## START DATASET SECTION

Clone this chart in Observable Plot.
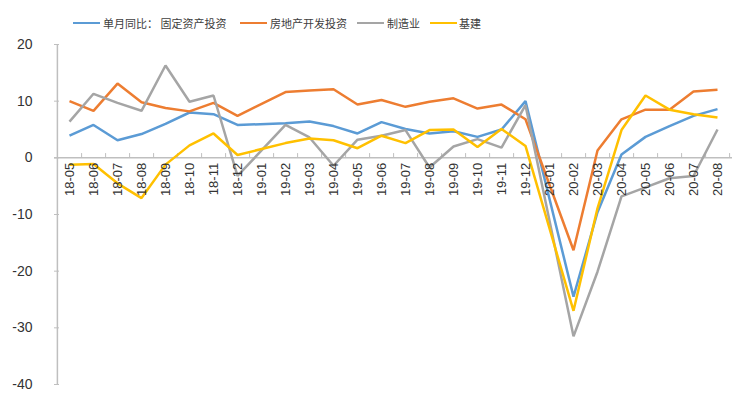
<!DOCTYPE html>
<html>
<head>
<meta charset="utf-8">
<script src="https://cdn.jsdelivr.net/npm/d3@7"></script>
<script src="https://cdn.jsdelivr.net/npm/@observablehq/plot@0.6"></script>
<style>
  html, body { margin: 0; padding: 0; background: #fff; }
  #wrap { width: 756px; height: 394px; position: relative; overflow: hidden; }
  #legend { position: relative; width: 756px; height: 36px; font-family: "Noto Sans CJK SC", "Liberation Sans", sans-serif; font-size: 11px; color: #404040; }
  .lg-line { position: absolute; top: 21.5px; width: 27px; height: 2.5px; }
  .lg-text { position: absolute; top: 15px; line-height: 16px; white-space: pre; }
  svg { display: block; }
</style>
</head>
<body>
<div id="wrap">
  <div id="legend"></div>
  <div id="chart"></div>
</div>
<script>
const categories = ["18-05","18-06","18-07","18-08","18-09","18-10","18-11","18-12","19-01","19-02","19-03","19-04","19-05","19-06","19-07","19-08","19-09","19-10","19-11","19-12","20-01","20-02","20-03","20-04","20-05","20-06","20-07","20-08"];
const seriesNames = ["单月同比： 固定资产投资", "房地产开发投资", "制造业", "基建"];
const fixedAsset = [3.9, 5.8, 3.1, 4.2, 6.0, 8.0, 7.7, 5.8, null, 6.1, 6.4, 5.6, 4.3, 6.3, 5.1, 4.3, 4.7, 3.7, 5.0, 10.0, null, -24.5, -9.6, 0.6, 3.7, 5.6, 7.4, 8.6];
const realEstate = [10.0, 8.3, 13.1, 9.8, 8.8, 8.2, 9.7, 7.4, null, 11.6, 11.9, 12.1, 9.4, 10.2, 9.0, 9.9, 10.5, 8.7, 9.4, 6.8, null, -16.3, 1.3, 6.8, 8.5, 8.5, 11.7, 12.0];
const manufacturing = [6.4, 11.3, 9.7, 8.3, 16.3, 9.9, 11.0, -3.2, null, 5.8, 3.6, -1.4, 3.2, 3.9, 4.9, -1.7, 2.0, 3.3, 1.8, 9.3, null, -31.5, -20.1, -6.8, -5.2, -3.6, -3.2, 5.0];
const infrastructure = [-1.2, -1.1, -4.5, -7.1, -1.2, 2.2, 4.3, 0.5, null, 2.6, 3.4, 3.1, 1.7, 3.9, 2.6, 4.9, 5.0, 1.9, 5.1, 2.1, null, -27.0, -8.9, 4.9, 11.0, 8.5, 7.7, 7.1];
const yTicks = [-40, -30, -20, -10, 0, 10, 20];
const colors = ["#5B9BD5", "#ED7D31", "#A5A5A5", "#FFC000"];

const seriesValues = [fixedAsset, realEstate, manufacturing, infrastructure];
const rows = seriesValues.map(vals =>
  categories.map((c, i) => ({cat: c, value: vals[i]})).filter(d => d.value != null)
);

// legend
const legendPos = [
  {line: 73, text: 103},
  {line: 240, text: 270},
  {line: 357, text: 387},
  {line: 430, text: 459}
];
const legend = document.getElementById("legend");
seriesNames.forEach((name, i) => {
  const l = document.createElement("div");
  l.className = "lg-line";
  l.style.left = legendPos[i].line + "px";
  l.style.background = colors[i];
  legend.appendChild(l);
  const t = document.createElement("div");
  t.className = "lg-text";
  t.style.left = legendPos[i].text + "px";
  t.textContent = name;
  legend.appendChild(t);
});

const W = 756, H = 358, ML = 54, MR = 24;
const step = (W - ML - MR) / categories.length;
const axisColor = "#BFBFBF";

const chart = Plot.plot({
  width: W,
  height: H,
  marginLeft: ML,
  marginRight: MR,
  marginTop: 8,
  marginBottom: 10,
  style: {fontFamily: "'Liberation Sans', Arial, sans-serif", background: "#fff"},
  x: {type: "point", domain: categories, padding: 0.5, axis: null},
  y: {domain: [-40, 20], axis: null},
  marks: [
    // y axis line
    Plot.ruleX([categories[0]], {y1: -40, y2: 20, dx: -step / 2, stroke: axisColor, strokeWidth: 1.5}),
    // y ticks and labels
    Plot.axisY({ticks: yTicks, label: null, tickSize: 5, dx: 5, tickPadding: 22, stroke: axisColor, strokeWidth: 1, fontSize: 14, fill: "#333", tickFormat: d => String(d)}),
    // x axis line at zero
    Plot.ruleY([0], {stroke: axisColor, strokeWidth: 1.5}),
    // x tick marks between categories
    Plot.ruleX(categories, {x: d => d, y1: 0, y2: 0.75, dx: step / 2, stroke: axisColor, strokeWidth: 1}),
    // lines
    ...rows.map((r, i) => Plot.line(r, {x: "cat", y: "value", stroke: colors[i], strokeWidth: 2.5, strokeLinejoin: "miter", strokeLinecap: "butt"})),
    // x labels
    Plot.text(categories, {x: d => d, y: 0, text: d => d, rotate: -90, textAnchor: "end", dy: 5, fontSize: 13, fill: "#333"})
  ]
});
document.getElementById("chart").appendChild(chart);
</script>
</body>
</html>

## END DATASET SECTION

■ **YOUR TASK**: Take the listing and print it again exactly, but without any pictures.

■ **EXERCISE RESULT**:
Clone this chart in Observable Plot.
<!DOCTYPE html>
<html>
<head>
<meta charset="utf-8">
<script src="https://cdn.jsdelivr.net/npm/d3@7"></script>
<script src="https://cdn.jsdelivr.net/npm/@observablehq/plot@0.6"></script>
<style>
  html, body { margin: 0; padding: 0; background: #fff; }
  #wrap { width: 756px; height: 394px; position: relative; overflow: hidden; }
  #legend { position: relative; width: 756px; height: 36px; font-family: "Noto Sans CJK SC", "Liberation Sans", sans-serif; font-size: 11px; color: #404040; }
  .lg-line { position: absolute; top: 21.5px; width: 27px; height: 2.5px; }
  .lg-text { position: absolute; top: 15px; line-height: 16px; white-space: pre; }
  svg { display: block; }
</style>
</head>
<body>
<div id="wrap">
  <div id="legend"></div>
  <div id="chart"></div>
</div>
<script>
const categories = ["18-05","18-06","18-07","18-08","18-09","18-10","18-11","18-12","19-01","19-02","19-03","19-04","19-05","19-06","19-07","19-08","19-09","19-10","19-11","19-12","20-01","20-02","20-03","20-04","20-05","20-06","20-07","20-08"];
const seriesNames = ["单月同比： 固定资产投资", "房地产开发投资", "制造业", "基建"];
const fixedAsset = [3.9, 5.8, 3.1, 4.2, 6.0, 8.0, 7.7, 5.8, null, 6.1, 6.4, 5.6, 4.3, 6.3, 5.1, 4.3, 4.7, 3.7, 5.0, 10.0, null, -24.5, -9.6, 0.6, 3.7, 5.6, 7.4, 8.6];
const realEstate = [10.0, 8.3, 13.1, 9.8, 8.8, 8.2, 9.7, 7.4, null, 11.6, 11.9, 12.1, 9.4, 10.2, 9.0, 9.9, 10.5, 8.7, 9.4, 6.8, null, -16.3, 1.3, 6.8, 8.5, 8.5, 11.7, 12.0];
const manufacturing = [6.4, 11.3, 9.7, 8.3, 16.3, 9.9, 11.0, -3.2, null, 5.8, 3.6, -1.4, 3.2, 3.9, 4.9, -1.7, 2.0, 3.3, 1.8, 9.3, null, -31.5, -20.1, -6.8, -5.2, -3.6, -3.2, 5.0];
const infrastructure = [-1.2, -1.1, -4.5, -7.1, -1.2, 2.2, 4.3, 0.5, null, 2.6, 3.4, 3.1, 1.7, 3.9, 2.6, 4.9, 5.0, 1.9, 5.1, 2.1, null, -27.0, -8.9, 4.9, 11.0, 8.5, 7.7, 7.1];
const yTicks = [-40, -30, -20, -10, 0, 10, 20];
const colors = ["#5B9BD5", "#ED7D31", "#A5A5A5", "#FFC000"];

const seriesValues = [fixedAsset, realEstate, manufacturing, infrastructure];
const rows = seriesValues.map(vals =>
  categories.map((c, i) => ({cat: c, value: vals[i]})).filter(d => d.value != null)
);

// legend
const legendPos = [
  {line: 73, text: 103},
  {line: 240, text: 270},
  {line: 357, text: 387},
  {line: 430, text: 459}
];
const legend = document.getElementById("legend");
seriesNames.forEach((name, i) => {
  const l = document.createElement("div");
  l.className = "lg-line";
  l.style.left = legendPos[i].line + "px";
  l.style.background = colors[i];
  legend.appendChild(l);
  const t = document.createElement("div");
  t.className = "lg-text";
  t.style.left = legendPos[i].text + "px";
  t.textContent = name;
  legend.appendChild(t);
});

const W = 756, H = 358, ML = 54, MR = 24;
const step = (W - ML - MR) / categories.length;
const axisColor = "#BFBFBF";

const chart = Plot.plot({
  width: W,
  height: H,
  marginLeft: ML,
  marginRight: MR,
  marginTop: 8,
  marginBottom: 10,
  style: {fontFamily: "'Liberation Sans', Arial, sans-serif", background: "#fff"},
  x: {type: "point", domain: categories, padding: 0.5, axis: null},
  y: {domain: [-40, 20], axis: null},
  marks: [
    // y axis line
    Plot.ruleX([categories[0]], {y1: -40, y2: 20, dx: -step / 2, stroke: axisColor, strokeWidth: 1.5}),
    // y ticks and labels
    Plot.axisY({ticks: yTicks, label: null, tickSize: 5, dx: 5, tickPadding: 22, stroke: axisColor, strokeWidth: 1, fontSize: 14, fill: "#333", tickFormat: d => String(d)}),
    // x axis line at zero
    Plot.ruleY([0], {stroke: axisColor, strokeWidth: 1.5}),
    // x tick marks between categories
    Plot.ruleX(categories, {x: d => d, y1: 0, y2: 0.75, dx: step / 2, stroke: axisColor, strokeWidth: 1}),
    // lines
    ...rows.map((r, i) => Plot.line(r, {x: "cat", y: "value", stroke: colors[i], strokeWidth: 2.5, strokeLinejoin: "miter", strokeLinecap: "butt"})),
    // x labels
    Plot.text(categories, {x: d => d, y: 0, text: d => d, rotate: -90, textAnchor: "end", dy: 5, fontSize: 13, fill: "#333"})
  ]
});
document.getElementById("chart").appendChild(chart);
</script>
</body>
</html>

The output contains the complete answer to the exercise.